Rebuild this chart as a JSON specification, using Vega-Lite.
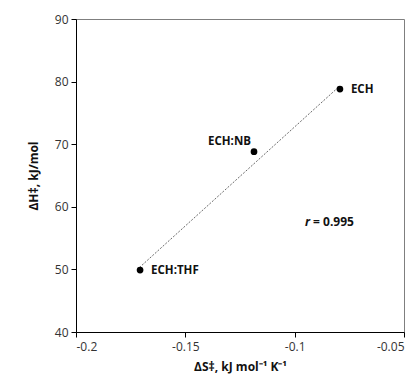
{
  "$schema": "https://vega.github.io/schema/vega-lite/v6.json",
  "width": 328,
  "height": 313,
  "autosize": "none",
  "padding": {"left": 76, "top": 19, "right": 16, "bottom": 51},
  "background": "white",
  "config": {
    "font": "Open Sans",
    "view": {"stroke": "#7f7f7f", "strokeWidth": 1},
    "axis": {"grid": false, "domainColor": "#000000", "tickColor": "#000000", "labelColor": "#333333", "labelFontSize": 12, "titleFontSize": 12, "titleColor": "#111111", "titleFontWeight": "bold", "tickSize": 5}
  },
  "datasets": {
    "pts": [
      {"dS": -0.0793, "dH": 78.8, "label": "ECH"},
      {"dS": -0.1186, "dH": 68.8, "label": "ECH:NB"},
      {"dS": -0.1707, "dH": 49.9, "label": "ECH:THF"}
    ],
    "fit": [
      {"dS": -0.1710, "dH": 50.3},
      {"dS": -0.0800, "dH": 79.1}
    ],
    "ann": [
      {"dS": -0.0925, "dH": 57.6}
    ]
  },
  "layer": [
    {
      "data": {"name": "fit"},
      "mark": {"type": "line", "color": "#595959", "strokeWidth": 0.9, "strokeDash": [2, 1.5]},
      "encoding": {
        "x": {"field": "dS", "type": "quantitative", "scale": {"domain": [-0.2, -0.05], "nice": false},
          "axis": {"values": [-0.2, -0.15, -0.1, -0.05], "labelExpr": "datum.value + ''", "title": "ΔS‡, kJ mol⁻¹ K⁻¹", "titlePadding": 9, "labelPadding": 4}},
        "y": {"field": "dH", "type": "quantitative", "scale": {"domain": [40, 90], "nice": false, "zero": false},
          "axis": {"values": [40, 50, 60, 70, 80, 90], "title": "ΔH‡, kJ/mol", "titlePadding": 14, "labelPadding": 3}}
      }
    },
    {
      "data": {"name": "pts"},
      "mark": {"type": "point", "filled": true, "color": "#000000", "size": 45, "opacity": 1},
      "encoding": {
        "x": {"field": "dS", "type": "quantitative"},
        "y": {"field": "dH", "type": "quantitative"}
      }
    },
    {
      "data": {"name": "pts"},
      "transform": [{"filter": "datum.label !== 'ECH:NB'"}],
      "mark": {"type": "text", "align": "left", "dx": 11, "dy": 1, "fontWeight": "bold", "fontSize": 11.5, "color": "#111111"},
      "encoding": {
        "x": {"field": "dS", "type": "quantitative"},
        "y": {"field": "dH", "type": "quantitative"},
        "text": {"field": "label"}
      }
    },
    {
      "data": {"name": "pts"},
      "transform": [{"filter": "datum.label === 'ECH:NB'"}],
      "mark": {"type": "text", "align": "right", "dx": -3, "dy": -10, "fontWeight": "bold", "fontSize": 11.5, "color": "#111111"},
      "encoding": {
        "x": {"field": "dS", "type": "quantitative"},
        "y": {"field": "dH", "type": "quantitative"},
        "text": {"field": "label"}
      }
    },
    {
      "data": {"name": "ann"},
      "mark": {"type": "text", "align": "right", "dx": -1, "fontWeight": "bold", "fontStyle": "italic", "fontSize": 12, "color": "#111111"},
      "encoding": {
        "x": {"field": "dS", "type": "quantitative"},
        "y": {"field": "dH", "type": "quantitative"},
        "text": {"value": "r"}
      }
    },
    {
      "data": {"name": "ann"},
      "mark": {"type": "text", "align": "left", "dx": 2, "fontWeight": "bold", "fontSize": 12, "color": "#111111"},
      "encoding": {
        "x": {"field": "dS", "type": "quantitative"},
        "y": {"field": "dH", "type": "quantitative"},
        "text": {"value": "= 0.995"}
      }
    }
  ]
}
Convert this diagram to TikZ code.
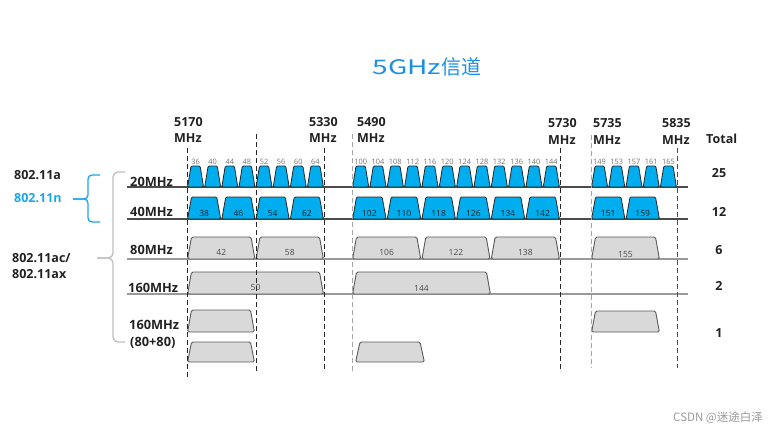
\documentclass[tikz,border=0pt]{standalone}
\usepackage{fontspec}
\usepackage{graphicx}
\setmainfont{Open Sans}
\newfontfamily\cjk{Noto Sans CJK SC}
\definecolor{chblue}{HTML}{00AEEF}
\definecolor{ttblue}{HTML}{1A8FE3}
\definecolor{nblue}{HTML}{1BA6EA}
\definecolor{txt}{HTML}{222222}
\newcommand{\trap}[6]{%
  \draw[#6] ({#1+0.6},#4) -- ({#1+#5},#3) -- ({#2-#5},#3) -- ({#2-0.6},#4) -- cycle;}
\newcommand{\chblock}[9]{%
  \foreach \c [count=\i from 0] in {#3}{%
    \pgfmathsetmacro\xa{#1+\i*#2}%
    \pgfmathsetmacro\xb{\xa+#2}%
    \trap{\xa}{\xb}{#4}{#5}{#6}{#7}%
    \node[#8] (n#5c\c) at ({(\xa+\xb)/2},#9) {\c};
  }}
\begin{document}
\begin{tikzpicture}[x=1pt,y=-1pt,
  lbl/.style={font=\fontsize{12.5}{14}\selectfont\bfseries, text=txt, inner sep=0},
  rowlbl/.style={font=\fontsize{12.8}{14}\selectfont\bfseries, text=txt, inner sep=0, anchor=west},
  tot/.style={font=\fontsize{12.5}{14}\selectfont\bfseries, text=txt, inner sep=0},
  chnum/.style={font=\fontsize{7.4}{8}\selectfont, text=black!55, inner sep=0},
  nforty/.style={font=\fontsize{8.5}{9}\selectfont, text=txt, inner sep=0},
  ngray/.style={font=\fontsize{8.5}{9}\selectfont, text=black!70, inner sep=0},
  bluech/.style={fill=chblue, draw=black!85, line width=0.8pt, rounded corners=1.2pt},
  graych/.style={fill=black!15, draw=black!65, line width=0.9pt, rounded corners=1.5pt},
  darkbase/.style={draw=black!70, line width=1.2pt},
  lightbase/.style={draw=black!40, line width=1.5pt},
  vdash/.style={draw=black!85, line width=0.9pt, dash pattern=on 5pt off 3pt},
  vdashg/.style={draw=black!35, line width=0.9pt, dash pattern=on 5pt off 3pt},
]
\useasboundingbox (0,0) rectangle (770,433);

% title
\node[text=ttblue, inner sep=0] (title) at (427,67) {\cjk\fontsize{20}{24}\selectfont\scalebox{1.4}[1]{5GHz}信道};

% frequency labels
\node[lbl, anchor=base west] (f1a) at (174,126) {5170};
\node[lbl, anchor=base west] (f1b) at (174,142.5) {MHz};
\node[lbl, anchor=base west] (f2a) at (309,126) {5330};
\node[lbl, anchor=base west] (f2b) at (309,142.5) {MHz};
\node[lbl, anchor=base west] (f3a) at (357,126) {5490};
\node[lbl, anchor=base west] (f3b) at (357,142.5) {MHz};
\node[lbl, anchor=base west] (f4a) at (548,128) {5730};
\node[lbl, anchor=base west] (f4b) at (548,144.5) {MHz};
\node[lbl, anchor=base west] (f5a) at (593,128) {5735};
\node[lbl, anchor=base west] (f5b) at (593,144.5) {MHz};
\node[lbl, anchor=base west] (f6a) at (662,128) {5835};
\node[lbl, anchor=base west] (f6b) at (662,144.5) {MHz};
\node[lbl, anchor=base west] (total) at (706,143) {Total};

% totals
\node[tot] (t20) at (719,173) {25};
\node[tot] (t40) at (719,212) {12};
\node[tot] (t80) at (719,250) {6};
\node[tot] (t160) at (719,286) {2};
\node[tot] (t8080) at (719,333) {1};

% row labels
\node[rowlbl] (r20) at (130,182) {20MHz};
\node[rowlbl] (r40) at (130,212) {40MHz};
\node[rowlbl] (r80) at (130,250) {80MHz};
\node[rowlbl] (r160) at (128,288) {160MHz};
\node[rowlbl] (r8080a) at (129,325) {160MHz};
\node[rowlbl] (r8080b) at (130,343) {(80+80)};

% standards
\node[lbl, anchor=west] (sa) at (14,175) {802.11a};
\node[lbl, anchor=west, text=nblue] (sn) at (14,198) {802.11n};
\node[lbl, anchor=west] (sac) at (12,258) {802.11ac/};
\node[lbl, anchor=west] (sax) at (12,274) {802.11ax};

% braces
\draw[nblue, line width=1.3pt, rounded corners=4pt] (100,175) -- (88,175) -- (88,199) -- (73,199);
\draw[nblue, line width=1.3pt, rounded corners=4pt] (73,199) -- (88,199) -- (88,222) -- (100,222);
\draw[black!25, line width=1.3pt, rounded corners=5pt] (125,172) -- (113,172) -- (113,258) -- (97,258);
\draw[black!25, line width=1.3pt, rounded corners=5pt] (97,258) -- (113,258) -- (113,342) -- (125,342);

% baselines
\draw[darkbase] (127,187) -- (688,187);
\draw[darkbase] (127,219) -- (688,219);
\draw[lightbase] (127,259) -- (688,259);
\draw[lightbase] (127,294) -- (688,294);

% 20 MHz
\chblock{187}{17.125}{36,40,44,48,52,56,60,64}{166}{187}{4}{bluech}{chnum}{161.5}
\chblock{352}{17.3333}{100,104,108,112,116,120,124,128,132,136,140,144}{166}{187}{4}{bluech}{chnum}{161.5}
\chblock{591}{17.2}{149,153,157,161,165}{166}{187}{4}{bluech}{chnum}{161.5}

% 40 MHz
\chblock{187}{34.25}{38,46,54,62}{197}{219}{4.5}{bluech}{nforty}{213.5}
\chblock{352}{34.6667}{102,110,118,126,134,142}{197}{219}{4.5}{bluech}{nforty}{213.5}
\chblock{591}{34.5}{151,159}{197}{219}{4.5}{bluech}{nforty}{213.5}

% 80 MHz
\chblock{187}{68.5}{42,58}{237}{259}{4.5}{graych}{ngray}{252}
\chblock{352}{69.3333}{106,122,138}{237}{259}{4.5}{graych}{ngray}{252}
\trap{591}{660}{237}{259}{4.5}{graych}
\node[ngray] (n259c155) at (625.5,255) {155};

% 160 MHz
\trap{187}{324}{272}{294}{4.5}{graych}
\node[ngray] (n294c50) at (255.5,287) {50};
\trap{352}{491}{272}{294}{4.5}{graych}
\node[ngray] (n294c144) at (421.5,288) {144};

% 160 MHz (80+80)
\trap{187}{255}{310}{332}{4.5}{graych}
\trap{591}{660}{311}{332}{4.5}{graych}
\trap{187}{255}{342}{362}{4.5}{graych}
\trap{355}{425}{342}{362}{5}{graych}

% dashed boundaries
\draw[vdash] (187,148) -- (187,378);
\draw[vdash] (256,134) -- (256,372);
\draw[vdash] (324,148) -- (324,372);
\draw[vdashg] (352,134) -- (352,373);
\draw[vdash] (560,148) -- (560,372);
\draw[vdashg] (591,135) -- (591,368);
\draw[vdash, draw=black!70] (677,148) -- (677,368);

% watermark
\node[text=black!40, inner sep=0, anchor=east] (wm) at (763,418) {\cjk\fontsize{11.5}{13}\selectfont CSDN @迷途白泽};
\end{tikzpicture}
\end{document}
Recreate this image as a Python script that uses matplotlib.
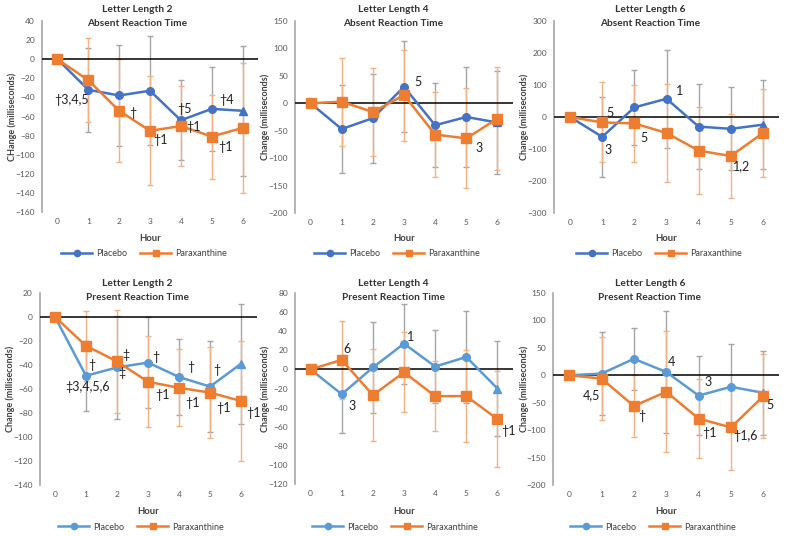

━━━━━━

Instruction: All lines that include "this" are to be gathered and copied.

Problem solution:
Rebuild this chart as a JSON specification, using Vega-Lite.
Convert this diagram to TikZ code.
Recreate this image as a Python script that uses matplotlib.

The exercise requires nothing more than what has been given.